個人店も大手メーカーも大苦戦。次々と値上がりするチョコレート製品
「結論から言うと、これからもチョコレートの価格は上がっていくと思います。もはや、個人店はやっていけないでしょうね」
そう語るのは、東京の下町エリアにあるカフェの店主。同店では昨年10月、チョコレートの原料であるカカオの価格高騰に伴い、仕入れ業者からチョコレートの値上げを告げられたという。
その後、年明け1月にはさらに値上げがあり、現在の仕入れ価格は従来の約1.5倍にまで上昇しているとのことだ。
「うちでチョコレートを使っているのは、パフェやパン・オ・ショコラ、ホットチョコレートなどですね。仕入れコストが上がっているぶん、当然ながら利益率は下がっています」(同カフェ店主)
それにもかかわらず、現時点で商品の値上げは検討していないという。
その理由について、「うちはもともと価格設定を少し高めにしているため、原材料費が上がったとしても、まだ余裕があるんです」と明かしてくれた。
一方で、個人経営の洋菓子店の中には、商品の値上げを行なうべきかどうかの決断を迫られている店もあるようだ。
インタビューに答えてくれた都内の洋菓子店も、やはり仕入れ業者からチョコレートの値上げを告げられたという。
「去年、業者から何度かチョコレートの値上げがあり、現在では仕入れ価格が以前までのほぼ倍になっています。具体的な金額はお話しできませんが、かなりの負担になっていますね。
他店ではさらに値上がりしているケースもあるようで、このあたりは取引業者との関係性によって差があるみたいです。
当店では、昨年すでにチョコ系のケーキを値上げしました。なので、再び価格を上げるのは正直、気が引けます。
現在、物価が高騰している一方で、賃金の上昇が追いついていませんよね。消費者が節約を考える際、真っ先に削られるのが食費。特にケーキのような嗜好品は、最初に購入を控えられてしまいます。
対策するのであれば、価格は据え置いたまま、小さくして内容量を減らす、なども考えられます。
でも、うちはシュークリームやタルトを買っていくお客さんのほうが多いんですよ。

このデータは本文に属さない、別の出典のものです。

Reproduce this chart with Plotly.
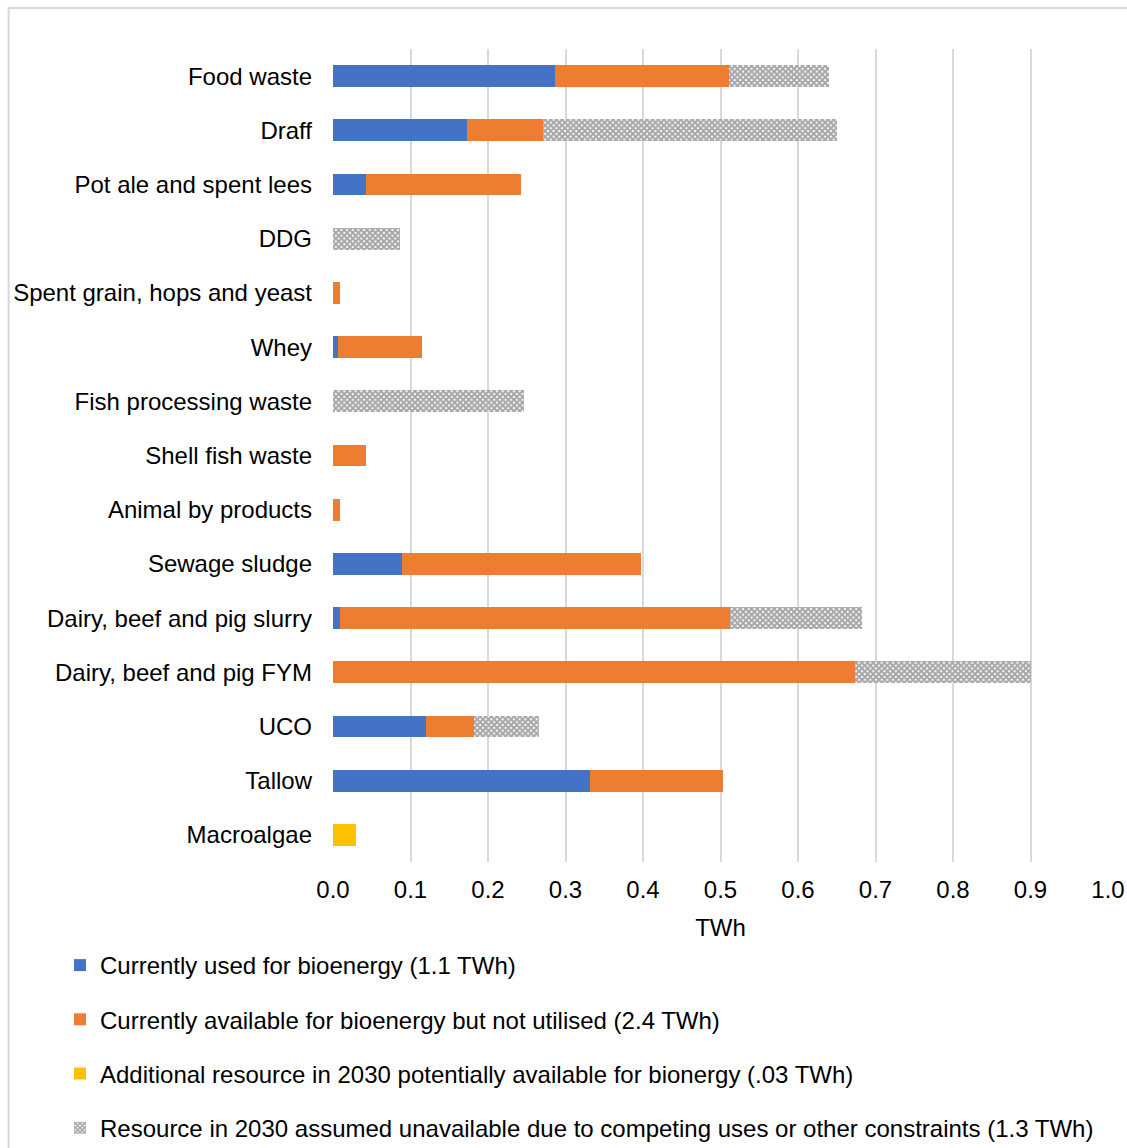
import plotly.graph_objects as go

# Feedstock categories, listed top to bottom
categories = [
    "Food waste", "Draff", "Pot ale and spent lees", "DDG",
    "Spent grain, hops and yeast", "Whey", "Fish processing waste",
    "Shell fish waste", "Animal by products", "Sewage sludge",
    "Dairy, beef and pig slurry", "Dairy, beef and pig FYM", "UCO",
    "Tallow", "Macroalgae",
]

# Resource by category (TWh)
used_now = [0.286, 0.173, 0.043, 0, 0, 0.0065, 0, 0, 0, 0.089, 0.009, 0, 0.120, 0.332, 0]
available_unused = [0.225, 0.098, 0.200, 0, 0.009, 0.108, 0, 0.043, 0.009, 0.308, 0.503, 0.674, 0.062, 0.171, 0]
additional_2030 = [0, 0, 0, 0, 0, 0, 0, 0, 0, 0, 0, 0, 0, 0, 0.030]
unavailable_2030 = [0.129, 0.379, 0, 0.087, 0, 0, 0.246, 0, 0, 0, 0.171, 0.226, 0.084, 0, 0]

series_names = [
    "Currently used for bioenergy (1.1 TWh)",
    "Currently available for bioenergy but not utilised (2.4 TWh)",
    "Additional resource in 2030 potentially available for bionergy (.03 TWh)",
    "Resource in 2030 assumed unavailable due to competing uses or other constraints (1.3 TWh)",
]

x_ticks = [0.0, 0.1, 0.2, 0.3, 0.4, 0.5, 0.6, 0.7, 0.8, 0.9, 1.0]
x_tick_text = ["0.0", "0.1", "0.2", "0.3", "0.4", "0.5", "0.6", "0.7", "0.8", "0.9", "1.0"]

FONT = "Liberation Sans, Arial, sans-serif"
GRID = "#D9D9D9"
FS = 24

fig = go.Figure()

solid = [
    (used_now, "#4472C4"),
    (available_unused, "#ED7D31"),
    (additional_2030, "#FFC000"),
]
for i, (vals, colour) in enumerate(solid):
    fig.add_trace(go.Bar(
        y=categories, x=vals, orientation="h", name=series_names[i],
        legendgroup=f"g{i}",
        marker=dict(color=colour, line=dict(width=0)),
    ))

fig.add_trace(go.Bar(
    y=categories, x=unavailable_2030, orientation="h", name=series_names[3],
    legendgroup="g3",
    marker=dict(
        color="#A6A6A6",
        line=dict(width=0),
        pattern=dict(shape="x", fgcolor="#A6A6A6", bgcolor="white",
                     size=4, solidity=0.75, fillmode="replace"),
    ),
))

fig.update_layout(
    width=1127, height=1148,
    margin=dict(l=333, r=19, t=49, b=286, autoexpand=False),
    barmode="stack", bargap=0.6,
    plot_bgcolor="white", paper_bgcolor="white",
    font=dict(family=FONT, size=FS, color="#000000"),
    showlegend=True,
    legend=dict(
        orientation="v",
        xref="container", x=60 / 1127, xanchor="left",
        yref="container", y=1 - 943 / 1148, yanchor="top",
        traceorder="grouped", tracegroupgap=20,
        font=dict(family=FONT, size=FS, color="#000000"),
        itemwidth=30, bgcolor="rgba(0,0,0,0)",
    ),
    xaxis=dict(
        range=[0, 1.0], tickvals=x_ticks, ticktext=x_tick_text,
        showgrid=True, gridcolor=GRID, gridwidth=2,
        zeroline=False, showline=False, ticks="",
        ticklabelstandoff=11, automargin=False,
        title=dict(text="TWh", standoff=17, font=dict(size=FS)),
        tickfont=dict(size=FS),
    ),
    yaxis=dict(
        autorange="reversed", showgrid=False, zeroline=False,
        showline=False, ticks="", ticklabelstandoff=20, automargin=False,
        tickfont=dict(size=FS),
    ),
    shapes=[
        # outer chart frame
        dict(type="rect", xref="paper", yref="paper",
             x0=-0.4185, x1=1.04, y0=-0.37, y1=1.0504,
             line=dict(color=GRID, width=2), fillcolor="rgba(0,0,0,0)",
             layer="below"),
    ],
)

fig.write_html("out.html")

だからコスト面だけを考えたら、チョコ系のケーキは販売自体をやめてしまったほうが、合理的かもしれません」(都内洋菓子店店主)
また、個人店だけでなく、大手メーカーも厳しい経営環境に直面している。
たとえば森永製菓は、昨年から複数回にわたって値上げを実施しており、今年2月以降も「チョコボール」や「小枝」といったチョコレート菓子の値上げを予定している。
明治は昨年からチョコレート製品の値上げや内容量削減を繰り返し、1月17日には、3月1日出荷分から「チョコレート効果」の一部ラインナップを最大約3割値上げ、5月20日からは「きのこの山」「たけのこの里」の内容量をそれぞれ約1割ずつ削減することも発表した。
さらにロッテも、昨年11月出荷分より「コアラのマーチ」や「パイの実」といった人気商品を最大約4割値上げしており、大手各社が次々と対応を迫られている状況だ。